Maison des aînés: un projet d’envergure qui va bon train
Léa Villalba|Édition de la mi‑novembre 2021(Photo: 123RF)
RÉSIDENCES POUR AÎNÉS. Pour remédier aux conditions parfois désastreuses des CHSLD, et à la suite de l’hécatombe vécue dans ces derniers lors de la première vague de COVID-19, en 2020, Québec a mis sur la table son projet de Maisons des aînés : 46 nouveaux lieux de vie, plus spacieux et « davantage adaptés aux aînés » pouvant accueillir jusqu’à 3468 personnes, dont 2600 dès l’automne 2022. Un plan ambitieux qui ne fait cependant pas l’unanimité.
« C’est une vraie révolution, ce projet. Non seulement on va offrir de beaux espaces de vie, mais on change aussi toute la philosophie de l’hébergement public pour les aînés », explique la ministre responsable des Aînés et des Proches aidants, Marguerite Blais. En effet, l’idée derrière les Maisons pour aînés est d’améliorer le cadre de vie des résidents, de leur offrir de plus grands espaces individuels, notamment une douche, une chambre spacieuse, mais aussi de les intégrer à la vie environnante. « Il y aura des jardins thématiques, des marchés, des fermes… Certaines Maisons vont accueillir des organismes communautaires. De plus, on intègre vraiment la Maison au cœur de la ville ou du village où elle est construite. Ça permet aux aînés de se balader dans la rue principale, d’aller manger dans un petit restaurant, etc. », ajoute la ministre.
Pour garantir un espace plus grand et intime, les Maisons des aînés ne dépasseront pas 12 chambres chacune, contrairement aux centres d’hébergement de soins de longue durée (CHSLD), qui en comptent parfois jusqu’à 30. L’aspect médicalisé sera aussi modifié. « Le poste de garde va être aboli. Les chariots de linge et de médicaments eux, se feront en coulisses.
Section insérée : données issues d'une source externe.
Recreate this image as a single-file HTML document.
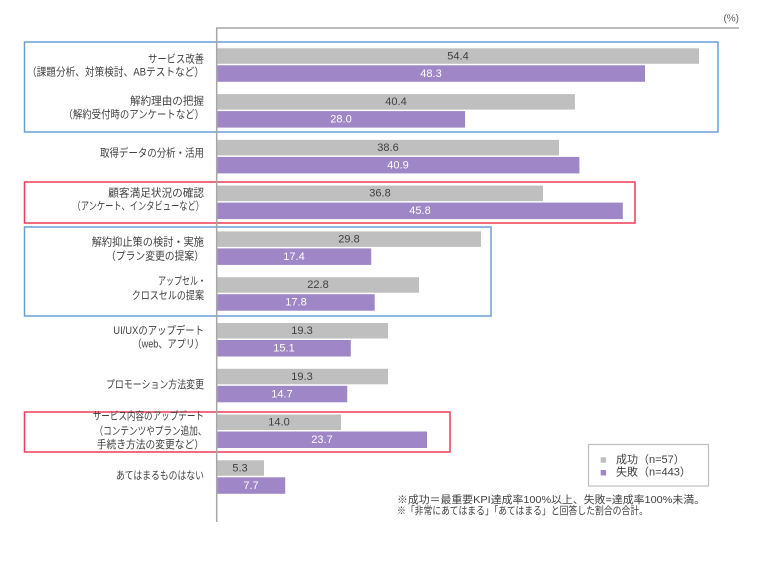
<!DOCTYPE html>
<html><head><meta charset="utf-8"><style>
html,body{margin:0;padding:0;background:#fff;}
svg{display:block;}
text{font-family:"Liberation Sans","Noto Sans CJK JP",sans-serif;}
</style></head><body>
<svg width="761" height="567" viewBox="0 0 761 567" xmlns="http://www.w3.org/2000/svg">
<rect width="761" height="567" fill="#fff"/>
<!-- highlight boxes -->
<rect x="24.5" y="42" width="693.5" height="90" fill="none" stroke="#6a9fd6" stroke-width="1.5"/>
<rect x="24.5" y="182" width="610.5" height="41" fill="none" stroke="#ee3b57" stroke-width="1.5"/>
<rect x="24.5" y="227" width="466.5" height="89" fill="none" stroke="#6a9fd6" stroke-width="1.5"/>
<rect x="24.5" y="412" width="425.5" height="40" fill="none" stroke="#ee3b57" stroke-width="1.5"/>

<!-- bars -->
<g>
<rect x="217.5" y="48.3" width="481.5" height="15.5" fill="#bfbfbf"/>
<rect x="217.5" y="65.3" width="427.5" height="16.5" fill="#9e86c7"/>
<rect x="217.5" y="94.1" width="357.4" height="15.5" fill="#bfbfbf"/>
<rect x="217.5" y="111.1" width="247.6" height="16.5" fill="#9e86c7"/>
<rect x="217.5" y="139.9" width="341.5" height="15.5" fill="#bfbfbf"/>
<rect x="217.5" y="156.9" width="361.9" height="16.5" fill="#9e86c7"/>
<rect x="217.5" y="185.6" width="325.5" height="15.5" fill="#bfbfbf"/>
<rect x="217.5" y="202.6" width="405.3" height="16.5" fill="#9e86c7"/>
<rect x="217.5" y="231.4" width="263.5" height="15.5" fill="#bfbfbf"/>
<rect x="217.5" y="248.4" width="153.7" height="16.5" fill="#9e86c7"/>
<rect x="217.5" y="277.2" width="201.5" height="15.5" fill="#bfbfbf"/>
<rect x="217.5" y="294.2" width="157.2" height="16.5" fill="#9e86c7"/>
<rect x="217.5" y="323.0" width="170.5" height="15.5" fill="#bfbfbf"/>
<rect x="217.5" y="340.0" width="133.3" height="16.5" fill="#9e86c7"/>
<rect x="217.5" y="368.8" width="170.5" height="15.5" fill="#bfbfbf"/>
<rect x="217.5" y="385.8" width="129.7" height="16.5" fill="#9e86c7"/>
<rect x="217.5" y="414.5" width="123.5" height="15.5" fill="#bfbfbf"/>
<rect x="217.5" y="431.5" width="209.5" height="16.5" fill="#9e86c7"/>
<rect x="217.5" y="460.3" width="46.5" height="15.5" fill="#bfbfbf"/>
<rect x="217.5" y="477.3" width="67.7" height="16.5" fill="#9e86c7"/>
</g>

<!-- axes -->
<line x1="216" y1="28" x2="739" y2="28" stroke="#a6a6a6" stroke-width="1.5"/>
<line x1="216.7" y1="28" x2="216.7" y2="522" stroke="#a6a6a6" stroke-width="1.5"/>
<text x="739" y="19" font-size="10" fill="#595959" text-anchor="end" dominant-baseline="central">(%)</text>

<!-- value labels -->
<g font-size="11" text-anchor="middle" dominant-baseline="central">
<text x="458" y="56.3" fill="#404040">54.4</text>
<text x="431" y="73.8" fill="#fff">48.3</text>
<text x="396" y="102.1" fill="#404040">40.4</text>
<text x="341" y="119.6" fill="#fff">28.0</text>
<text x="388" y="147.9" fill="#404040">38.6</text>
<text x="398" y="165.4" fill="#fff">40.9</text>
<text x="380" y="193.6" fill="#404040">36.8</text>
<text x="420" y="211.1" fill="#fff">45.8</text>
<text x="349" y="239.4" fill="#404040">29.8</text>
<text x="294" y="256.9" fill="#fff">17.4</text>
<text x="318" y="285.2" fill="#404040">22.8</text>
<text x="296" y="302.7" fill="#fff">17.8</text>
<text x="302" y="331.0" fill="#404040">19.3</text>
<text x="284" y="348.5" fill="#fff">15.1</text>
<text x="302" y="376.8" fill="#404040">19.3</text>
<text x="282" y="394.3" fill="#fff">14.7</text>
<text x="279" y="422.5" fill="#404040">14.0</text>
<text x="322" y="440.0" fill="#fff">23.7</text>
<text x="240" y="468.3" fill="#404040">5.3</text>
<text x="251" y="485.8" fill="#fff">7.7</text>
</g>

<!-- category labels -->
<g font-size="11" fill="#404040" dominant-baseline="central">
<text x="148" y="59.3" textLength="56" lengthAdjust="spacingAndGlyphs">サービス改善</text>
<text x="27" y="72.5" textLength="177" lengthAdjust="spacingAndGlyphs">（課題分析、対策検討、ABテストなど）</text>
<text x="130" y="101.7" textLength="74" lengthAdjust="spacingAndGlyphs">解約理由の把握</text>
<text x="63.5" y="115" textLength="140.5" lengthAdjust="spacingAndGlyphs">（解約受付時のアンケートなど）</text>
<text x="100" y="153.5" textLength="104" lengthAdjust="spacingAndGlyphs">取得データの分析・活用</text>
<text x="108.3" y="193.3" textLength="95.7" lengthAdjust="spacingAndGlyphs">顧客満足状況の確認</text>
<text x="72.5" y="206.7" textLength="131.5" lengthAdjust="spacingAndGlyphs">（アンケート、インタビューなど）</text>
<text x="91.7" y="242.7" textLength="112.3" lengthAdjust="spacingAndGlyphs">解約抑止策の検討・実施</text>
<text x="106" y="256.7" textLength="98" lengthAdjust="spacingAndGlyphs">（プラン変更の提案）</text>
<text x="158" y="281.7" textLength="48" lengthAdjust="spacingAndGlyphs">アップセル・</text>
<text x="131.7" y="296" textLength="72.3" lengthAdjust="spacingAndGlyphs">クロスセルの提案</text>
<text x="113.3" y="331" textLength="90.7" lengthAdjust="spacingAndGlyphs">UI/UXのアップデート</text>
<text x="132.5" y="344.3" textLength="71.5" lengthAdjust="spacingAndGlyphs">（web、アプリ）</text>
<text x="106" y="385" textLength="98" lengthAdjust="spacingAndGlyphs">プロモーション方法変更</text>
<text x="92.7" y="416.7" textLength="111.3" lengthAdjust="spacingAndGlyphs">サービス内容のアップデート</text>
<text x="94.5" y="431.3" textLength="112" lengthAdjust="spacingAndGlyphs">（コンテンツやプラン追加、</text>
<text x="96.7" y="445" textLength="107.3" lengthAdjust="spacingAndGlyphs">手続き方法の変更など）</text>
<text x="116" y="476" textLength="88" lengthAdjust="spacingAndGlyphs">あてはまるものはない</text>
</g>

<!-- legend -->
<rect x="588.5" y="444.5" width="120" height="41.5" fill="#fff" stroke="#bfbfbf" stroke-width="1.2"/>
<rect x="600.7" y="457.3" width="5.4" height="5.4" fill="#bfbfbf"/>
<rect x="600.7" y="470" width="5.4" height="5.4" fill="#9e86c7"/>
<g font-size="11" fill="#404040" dominant-baseline="central">
<text x="616" y="460">成功（n=57）</text>
<text x="616" y="472.7">失敗（n=443）</text>
</g>

<!-- footnotes -->
<g font-size="10.5" fill="#404040" dominant-baseline="central">
<text x="397" y="500" textLength="308" lengthAdjust="spacingAndGlyphs">※成功＝最重要KPI達成率100%以上、失敗=達成率100%未満。</text>
<text x="397" y="511" textLength="251" lengthAdjust="spacingAndGlyphs">※「非常にあてはまる」「あてはまる」と回答した割合の合計。</text>
</g>
</svg>
</body></html>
Tout sera incorporé dans les murs pour que les Maisons des aînés soient de vrais espaces de vie et non des hôpitaux », élabore Marguerite Blais.
Actuellement, 34 de ces nouveaux milieux de vie sont en construction, et ceux de Lévis, Saint-Jean-sur-Richelieu et Rivière-du-Loup sont parmi les projets les plus avancés. « On a fait une étude populationnelle pour savoir où étaient les besoins les plus criants, explique la ministre. Il y aura au moins une Maison des aînés dans chaque région du Québec. »
Des coûts en hausse
Au départ, ce sont 30 Maisons des aînés qui ont été imaginées par le gouvernement Legault. L’achat de terrains supplémentaires a fait grimper le coût du projet. Estimé à 1 milliard de dollars (G$) en campagne électorale, le projet phare de la Coalition avenir Québec s’élève désormais à 2,4 G$.
En plus du coût immobilier, les différentes installations ont aussi dû s’adapter à la crise sanitaire afin de garantir davantage de sécurité, tant pour les employés que pour les résidents. « On a ajouté 100 millions pour des lavabos, pour ajouter aussi des vestiaires pour le personnel de santé, agrandir les salles de repos, utiliser du matériel moins poreux pour faciliter la désinfection rapide… », énumère Marguerite Blais.
Enfin, le Plan québécois des infrastructures 2021-2031 prévoit 2 G$ pour ajouter plus de 3000 places en CHSLD grâce à la reconstruction et la rénovation « majeure » de CHSLD vétustes. « On souhaite aussi que les CHSLD, RI, RTF et autres milieux de vie publics s’ajustent à la culture qu’on développe dans les Maisons des aînés », conclut la ministre qui vient de déposer une politique pour les soins de longue durée.
Un projet contesté par certains
Plusieurs associations pour aînés voient d’un bon œil ce nouveau projet d’hébergement. « Il faut offrir de vraies conditions de vie à ceux qui ont construit le Québec », déclare Pierre Lynch, président de l’Association québécoise de défense des droits des personnes retraitées et préretraités (AQDR).
Cependant, il trouve dommage que peu de personnes puissent en bénéficier. « On aurait pu multiplier le nombre de résidences, qu’elles soient adéquates et moins luxueuses, se désole-t-il. À Laval, on va construire deux Maisons des aînés, dont une de 96 places… C’est beaucoup d’argent pour peu de gens et ça ne règle en rien le problème de liste d’attente, à savoir près de 300 personnes à Laval. » Présentement, les listes d’attente s’étendent de 12 à 18 mois selon les régions.
De plus, Pierre Lynch regrette que l’on n’ait pas assez investi dans le maintien à domicile, « moins cher et est plus efficace ». « Moins de 7 % du budget de la Santé est consacré au maintien à domicile. Au Danemark, on parle de 60 %. On a du chemin à faire », déclare-t-il.